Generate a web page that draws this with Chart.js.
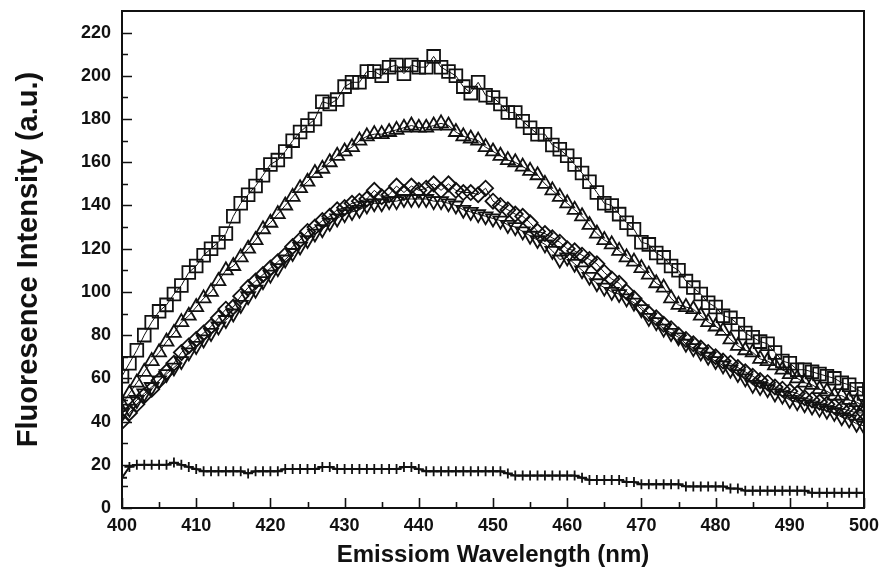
<!DOCTYPE html>
<html>
<head>
<meta charset="utf-8">
<script src="https://cdn.jsdelivr.net/npm/chart.js@4.4.1/dist/chart.umd.min.js"></script>
<style>
  html, body { margin: 0; padding: 0; background: #fff; }
  #wrap { width: 887px; height: 582px; position: relative; }
</style>
</head>
<body>
<div id="wrap"><canvas id="chart"></canvas></div>
<script>
// wavelengths (nm)
var wavelengths = [400,401,402,403,404,405,406,407,408,409,410,411,412,413,414,415,416,417,418,419,
    420,421,422,423,424,425,426,427,428,429,430,431,432,433,434,435,436,437,438,439,
    440,441,442,443,444,445,446,447,448,449,450,451,452,453,454,455,456,457,458,459,
    460,461,462,463,464,465,466,467,468,469,470,471,472,473,474,475,476,477,478,479,
    480,481,482,483,484,485,486,487,488,489,490,491,492,493,494,495,496,497,498,499,500];

var squareSeries = [61,67,73,80,86,91,94,99,103,109,112,117,120,123,127,135,141,145,149,154,
    159,161,165,170,174,177,180,188,187,189,195,197,197,202,202,200,204,205,201,205,
    204,204,209,204,202,200,195,192,197,191,190,187,183,183,179,176,173,173,168,166,
    163,159,155,151,146,141,140,136,132,129,123,122,118,116,112,110,105,102,99,95,
    93,89,88,85,81,79,77,76,72,68,67,64,64,63,62,61,60,58,57,55,53];

var upTriSeries = [48,53,58,63,68,72,77,81,86,89,93,97,100,105,110,112,116,120,124,129,
    132,136,140,144,148,151,155,157,160,163,165,167,170,172,173,173,174,175,176,177,
    176,176,177,178,177,174,172,171,170,167,165,163,161,160,158,156,154,150,147,144,
    141,138,135,131,127,124,122,119,116,114,111,108,104,102,97,94,93,92,89,86,
    84,82,78,75,73,72,69,68,66,64,62,60,58,57,55,54,52,52,50,49,47];

var diamondSeries = [40,44,48,52,55,59,63,67,72,75,78,81,84,88,92,93,98,102,105,108,
    111,114,117,121,124,128,130,133,135,138,139,141,142,143,147,144,145,149,146,149,
    147,148,150,147,150,147,146,146,145,148,142,140,138,136,135,132,128,127,125,123,
    120,119,117,115,113,109,106,104,100,97,93,90,88,85,83,80,78,76,74,72,
    70,68,67,65,63,61,59,58,56,55,54,53,51,50,49,48,47,46,45,44,44];

var downTriSeries = [44,46,50,53,56,59,62,65,68,72,75,78,81,84,87,90,94,98,101,105,
    108,111,115,118,121,124,127,129,132,134,136,137,138,140,141,141,142,142,143,143,
    143,143,142,142,141,140,138,137,136,135,134,133,131,130,128,126,124,122,119,115,
    116,113,110,107,104,102,100,99,97,95,92,88,86,83,81,79,76,74,72,70,
    68,66,64,62,60,57,56,55,53,52,50,49,48,47,46,45,44,42,41,39,38];

var crossSeries = [14,19,20,20,20,20,20,21,20,19,18,17,17,17,17,17,17,16,17,17,
    17,17,18,18,18,18,18,19,19,18,18,18,18,18,18,18,18,18,19,19,
    18,17,17,17,17,17,17,17,17,17,17,17,16,15,15,15,15,15,15,15,
    15,15,14,13,13,13,13,13,12,12,11,11,11,11,11,11,10,10,10,10,
    10,10,9,9,8,8,8,8,8,8,8,8,8,7,7,7,7,7,7,7,7];

var xTickLabels = [400,410,420,430,440,450,460,470,480,490,500];
var yTickLabels = [0,20,40,60,80,100,120,140,160,180,200,220];

function toPoints(values){
    var pts = [];
    for(var i=0; i<wavelengths.length; i++){
        pts.push({x: wavelengths[i], y: values[i]});
    }
    return pts;
}

function makeSet(label, values, style, radius, rotation, lineWidth){
    return {
        label: label,
        data: toPoints(values),
        borderColor: '#111',
        backgroundColor: '#fff',
        borderWidth: lineWidth,
        pointStyle: style,
        pointRadius: radius,
        pointRotation: rotation,
        pointBorderWidth: 1.8,
        pointBorderColor: '#111',
        pointBackgroundColor: 'rgba(255,255,255,0)',
        showLine: true,
        tension: 0
    };
}

// frame + inward major/minor ticks, positioned through the chart's own scales
var frameTicks = {
    id: 'frameTicks',
    afterDraw: function(chart){
        var ctx = chart.ctx, a = chart.chartArea;
        var xs = chart.scales.x, ys = chart.scales.y;
        ctx.save();
        ctx.strokeStyle = '#111';
        ctx.lineWidth = 2;
        ctx.strokeRect(a.left, a.top, a.right - a.left, a.bottom - a.top);
        ctx.lineWidth = 1.6;
        ctx.beginPath();
        for(var v=0; v<=220; v+=10){
            var py = Math.round(ys.getPixelForValue(v)) + 0.5;
            var len = (v % 20 === 0) ? 10 : 6;
            ctx.moveTo(a.left, py);
            ctx.lineTo(a.left + len, py);
        }
        for(var w=400; w<=500; w+=5){
            var px = Math.round(xs.getPixelForValue(w)) + 0.5;
            var l2 = (w % 10 === 0) ? 10 : 6;
            ctx.moveTo(px, a.bottom);
            ctx.lineTo(px, a.bottom - l2);
        }
        ctx.stroke();
        ctx.restore();
    }
};

var tickFont = {family: 'Liberation Sans, Arial, sans-serif', size: 18, weight: 'bold'};

var chart = new Chart(document.getElementById('chart'), {
    type: 'scatter',
    data: {
        datasets: [
            makeSet('square', squareSeries, 'rect', 9, 0, 1),
            makeSet('up triangle', upTriSeries, 'triangle', 8, 0, 1),
            makeSet('diamond', diamondSeries, 'rectRot', 7.5, 0, 1),
            makeSet('down triangle', downTriSeries, 'triangle', 8, 180, 1),
            makeSet('cross', crossSeries, 'cross', 5, 0, 2)
        ]
    },
    plugins: [frameTicks],
    options: {
        responsive: true,
        maintainAspectRatio: false,
        animation: false,
        layout: { padding: { top: 11, right: 23, left: 0, bottom: 0 } },
        plugins: {
            legend: { display: false },
            tooltip: { enabled: false }
        },
        scales: {
            x: {
                type: 'linear',
                min: 400,
                max: 500,
                grid: { display: false, drawTicks: false },
                border: { display: false },
                afterBuildTicks: function(scale){
                    scale.ticks = xTickLabels.map(function(v){ return {value: v}; });
                },
                afterFit: function(scale){ scale.height = 74; scale.paddingLeft = 0; scale.paddingRight = 0; },
                ticks: { color: '#111', font: tickFont, padding: 7, maxRotation: 0 },
                title: {
                    display: true,
                    text: 'Emissiom Wavelength (nm)',
                    color: '#111',
                    font: {family: 'Liberation Sans, Arial, sans-serif', size: 24, weight: 'bold'},
                    padding: { top: 2, bottom: 12 }
                }
            },
            y: {
                min: 0,
                max: 230,
                grid: { display: false, drawTicks: false },
                border: { display: false },
                afterBuildTicks: function(scale){
                    scale.ticks = yTickLabels.map(function(v){ return {value: v}; });
                },
                afterFit: function(scale){ scale.width = 122; scale.paddingTop = 0; scale.paddingBottom = 0; },
                ticks: { color: '#111', font: tickFont, padding: 11 },
                title: {
                    display: true,
                    text: 'Fluoresence Intensity (a.u.)',
                    color: '#111',
                    font: {family: 'Liberation Sans, Arial, sans-serif', size: 29, weight: 'bold'},
                    padding: { top: 12, bottom: 0 }
                }
            }
        }
    }
});
</script>
</body>
</html>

*GIVEN INSTRUCTION*
Skip every picture and transcribe the data above exactly.

*REPLY TO THE TASK*
Generate a web page that draws this with Chart.js.
<!DOCTYPE html>
<html>
<head>
<meta charset="utf-8">
<script src="https://cdn.jsdelivr.net/npm/chart.js@4.4.1/dist/chart.umd.min.js"></script>
<style>
  html, body { margin: 0; padding: 0; background: #fff; }
  #wrap { width: 887px; height: 582px; position: relative; }
</style>
</head>
<body>
<div id="wrap"><canvas id="chart"></canvas></div>
<script>
// wavelengths (nm)
var wavelengths = [400,401,402,403,404,405,406,407,408,409,410,411,412,413,414,415,416,417,418,419,
    420,421,422,423,424,425,426,427,428,429,430,431,432,433,434,435,436,437,438,439,
    440,441,442,443,444,445,446,447,448,449,450,451,452,453,454,455,456,457,458,459,
    460,461,462,463,464,465,466,467,468,469,470,471,472,473,474,475,476,477,478,479,
    480,481,482,483,484,485,486,487,488,489,490,491,492,493,494,495,496,497,498,499,500];

var squareSeries = [61,67,73,80,86,91,94,99,103,109,112,117,120,123,127,135,141,145,149,154,
    159,161,165,170,174,177,180,188,187,189,195,197,197,202,202,200,204,205,201,205,
    204,204,209,204,202,200,195,192,197,191,190,187,183,183,179,176,173,173,168,166,
    163,159,155,151,146,141,140,136,132,129,123,122,118,116,112,110,105,102,99,95,
    93,89,88,85,81,79,77,76,72,68,67,64,64,63,62,61,60,58,57,55,53];

var upTriSeries = [48,53,58,63,68,72,77,81,86,89,93,97,100,105,110,112,116,120,124,129,
    132,136,140,144,148,151,155,157,160,163,165,167,170,172,173,173,174,175,176,177,
    176,176,177,178,177,174,172,171,170,167,165,163,161,160,158,156,154,150,147,144,
    141,138,135,131,127,124,122,119,116,114,111,108,104,102,97,94,93,92,89,86,
    84,82,78,75,73,72,69,68,66,64,62,60,58,57,55,54,52,52,50,49,47];

var diamondSeries = [40,44,48,52,55,59,63,67,72,75,78,81,84,88,92,93,98,102,105,108,
    111,114,117,121,124,128,130,133,135,138,139,141,142,143,147,144,145,149,146,149,
    147,148,150,147,150,147,146,146,145,148,142,140,138,136,135,132,128,127,125,123,
    120,119,117,115,113,109,106,104,100,97,93,90,88,85,83,80,78,76,74,72,
    70,68,67,65,63,61,59,58,56,55,54,53,51,50,49,48,47,46,45,44,44];

var downTriSeries = [44,46,50,53,56,59,62,65,68,72,75,78,81,84,87,90,94,98,101,105,
    108,111,115,118,121,124,127,129,132,134,136,137,138,140,141,141,142,142,143,143,
    143,143,142,142,141,140,138,137,136,135,134,133,131,130,128,126,124,122,119,115,
    116,113,110,107,104,102,100,99,97,95,92,88,86,83,81,79,76,74,72,70,
    68,66,64,62,60,57,56,55,53,52,50,49,48,47,46,45,44,42,41,39,38];

var crossSeries = [14,19,20,20,20,20,20,21,20,19,18,17,17,17,17,17,17,16,17,17,
    17,17,18,18,18,18,18,19,19,18,18,18,18,18,18,18,18,18,19,19,
    18,17,17,17,17,17,17,17,17,17,17,17,16,15,15,15,15,15,15,15,
    15,15,14,13,13,13,13,13,12,12,11,11,11,11,11,11,10,10,10,10,
    10,10,9,9,8,8,8,8,8,8,8,8,8,7,7,7,7,7,7,7,7];

var xTickLabels = [400,410,420,430,440,450,460,470,480,490,500];
var yTickLabels = [0,20,40,60,80,100,120,140,160,180,200,220];

function toPoints(values){
    var pts = [];
    for(var i=0; i<wavelengths.length; i++){
        pts.push({x: wavelengths[i], y: values[i]});
    }
    return pts;
}

function makeSet(label, values, style, radius, rotation, lineWidth){
    return {
        label: label,
        data: toPoints(values),
        borderColor: '#111',
        backgroundColor: '#fff',
        borderWidth: lineWidth,
        pointStyle: style,
        pointRadius: radius,
        pointRotation: rotation,
        pointBorderWidth: 1.8,
        pointBorderColor: '#111',
        pointBackgroundColor: 'rgba(255,255,255,0)',
        showLine: true,
        tension: 0
    };
}

// frame + inward major/minor ticks, positioned through the chart's own scales
var frameTicks = {
    id: 'frameTicks',
    afterDraw: function(chart){
        var ctx = chart.ctx, a = chart.chartArea;
        var xs = chart.scales.x, ys = chart.scales.y;
        ctx.save();
        ctx.strokeStyle = '#111';
        ctx.lineWidth = 2;
        ctx.strokeRect(a.left, a.top, a.right - a.left, a.bottom - a.top);
        ctx.lineWidth = 1.6;
        ctx.beginPath();
        for(var v=0; v<=220; v+=10){
            var py = Math.round(ys.getPixelForValue(v)) + 0.5;
            var len = (v % 20 === 0) ? 10 : 6;
            ctx.moveTo(a.left, py);
            ctx.lineTo(a.left + len, py);
        }
        for(var w=400; w<=500; w+=5){
            var px = Math.round(xs.getPixelForValue(w)) + 0.5;
            var l2 = (w % 10 === 0) ? 10 : 6;
            ctx.moveTo(px, a.bottom);
            ctx.lineTo(px, a.bottom - l2);
        }
        ctx.stroke();
        ctx.restore();
    }
};

var tickFont = {family: 'Liberation Sans, Arial, sans-serif', size: 18, weight: 'bold'};

var chart = new Chart(document.getElementById('chart'), {
    type: 'scatter',
    data: {
        datasets: [
            makeSet('square', squareSeries, 'rect', 9, 0, 1),
            makeSet('up triangle', upTriSeries, 'triangle', 8, 0, 1),
            makeSet('diamond', diamondSeries, 'rectRot', 7.5, 0, 1),
            makeSet('down triangle', downTriSeries, 'triangle', 8, 180, 1),
            makeSet('cross', crossSeries, 'cross', 5, 0, 2)
        ]
    },
    plugins: [frameTicks],
    options: {
        responsive: true,
        maintainAspectRatio: false,
        animation: false,
        layout: { padding: { top: 11, right: 23, left: 0, bottom: 0 } },
        plugins: {
            legend: { display: false },
            tooltip: { enabled: false }
        },
        scales: {
            x: {
                type: 'linear',
                min: 400,
                max: 500,
                grid: { display: false, drawTicks: false },
                border: { display: false },
                afterBuildTicks: function(scale){
                    scale.ticks = xTickLabels.map(function(v){ return {value: v}; });
                },
                afterFit: function(scale){ scale.height = 74; scale.paddingLeft = 0; scale.paddingRight = 0; },
                ticks: { color: '#111', font: tickFont, padding: 7, maxRotation: 0 },
                title: {
                    display: true,
                    text: 'Emissiom Wavelength (nm)',
                    color: '#111',
                    font: {family: 'Liberation Sans, Arial, sans-serif', size: 24, weight: 'bold'},
                    padding: { top: 2, bottom: 12 }
                }
            },
            y: {
                min: 0,
                max: 230,
                grid: { display: false, drawTicks: false },
                border: { display: false },
                afterBuildTicks: function(scale){
                    scale.ticks = yTickLabels.map(function(v){ return {value: v}; });
                },
                afterFit: function(scale){ scale.width = 122; scale.paddingTop = 0; scale.paddingBottom = 0; },
                ticks: { color: '#111', font: tickFont, padding: 11 },
                title: {
                    display: true,
                    text: 'Fluoresence Intensity (a.u.)',
                    color: '#111',
                    font: {family: 'Liberation Sans, Arial, sans-serif', size: 29, weight: 'bold'},
                    padding: { top: 12, bottom: 0 }
                }
            }
        }
    }
});
</script>
</body>
</html>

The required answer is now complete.